## Problem
Produce an exact copy of all the data below, dropping every image.

## Supplied data
────────────────────────────────────────

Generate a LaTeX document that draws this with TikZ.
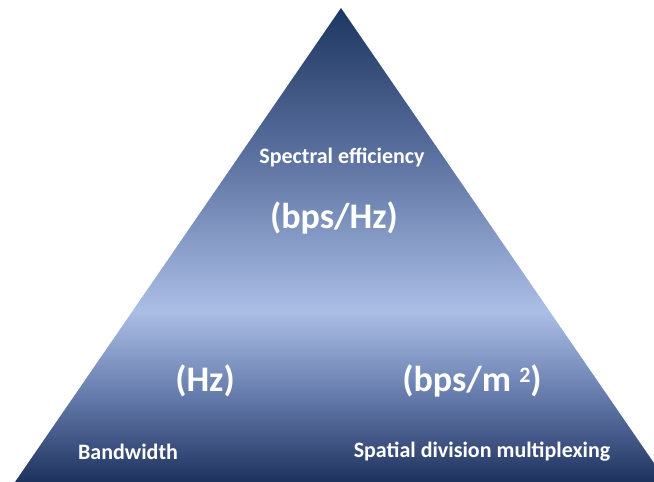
\documentclass[tikz,border=0pt]{standalone}
\usepackage{fontspec}
\setmainfont{Carlito}
\usepackage{tikz}
\definecolor{pyrtop}{RGB}{30,54,98}
\definecolor{pyrupper}{RGB}{88,110,156}
\definecolor{pyrlight}{RGB}{170,190,230}
\definecolor{pyrlower}{RGB}{100,122,170}
\definecolor{pyrbot}{RGB}{30,50,94}
\pgfdeclareverticalshading{pyramid}{100bp}{color(0bp)=(pyrbot); color(25bp)=(pyrbot); color(34bp)=(pyrlower); color(43bp)=(pyrlight); color(60bp)=(pyrupper); color(75bp)=(pyrtop); color(100bp)=(pyrtop)}

\begin{document}
\begin{tikzpicture}[x=1pt,y=1pt,
        small/.style={text=white,font=\bfseries\fontsize{22}{26}\selectfont},
        big/.style={text=white,font=\bfseries\fontsize{36}{42}\selectfont}]
        \useasboundingbox (0,0) rectangle (654,482);
        \clip (0,0) rectangle (654,482);
        \shade[shading=pyramid] (15,0) -- (341,474) -- (667,0) -- cycle;
        \node[small] (spectral) at (342,325) {Spectral efficiency};
        \node[big] (bpshz) at (334,264) {(bps/Hz)};
        \node[big] (hz) at (205,101) {(Hz)};
        \node[big] (bpsm) at (472,101) {(bps/m \raisebox{0.5ex}{\fontsize{22}{26}\selectfont 2})};
        \node[small] (bandwidth) at (128,30) {Bandwidth};
        \node[small] (sdm) at (482,30) {Spatial division multiplexing};
    \end{tikzpicture}
\end{document}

────────────────────────────────────────

## Output for this task
Generate a LaTeX document that draws this with TikZ.
\documentclass[tikz,border=0pt]{standalone}
\usepackage{fontspec}
\setmainfont{Carlito}
\usepackage{tikz}
\definecolor{pyrtop}{RGB}{30,54,98}
\definecolor{pyrupper}{RGB}{88,110,156}
\definecolor{pyrlight}{RGB}{170,190,230}
\definecolor{pyrlower}{RGB}{100,122,170}
\definecolor{pyrbot}{RGB}{30,50,94}
\pgfdeclareverticalshading{pyramid}{100bp}{color(0bp)=(pyrbot); color(25bp)=(pyrbot); color(34bp)=(pyrlower); color(43bp)=(pyrlight); color(60bp)=(pyrupper); color(75bp)=(pyrtop); color(100bp)=(pyrtop)}

\begin{document}
\begin{tikzpicture}[x=1pt,y=1pt,
        small/.style={text=white,font=\bfseries\fontsize{22}{26}\selectfont},
        big/.style={text=white,font=\bfseries\fontsize{36}{42}\selectfont}]
        \useasboundingbox (0,0) rectangle (654,482);
        \clip (0,0) rectangle (654,482);
        \shade[shading=pyramid] (15,0) -- (341,474) -- (667,0) -- cycle;
        \node[small] (spectral) at (342,325) {Spectral efficiency};
        \node[big] (bpshz) at (334,264) {(bps/Hz)};
        \node[big] (hz) at (205,101) {(Hz)};
        \node[big] (bpsm) at (472,101) {(bps/m \raisebox{0.5ex}{\fontsize{22}{26}\selectfont 2})};
        \node[small] (bandwidth) at (128,30) {Bandwidth};
        \node[small] (sdm) at (482,30) {Spatial division multiplexing};
    \end{tikzpicture}
\end{document}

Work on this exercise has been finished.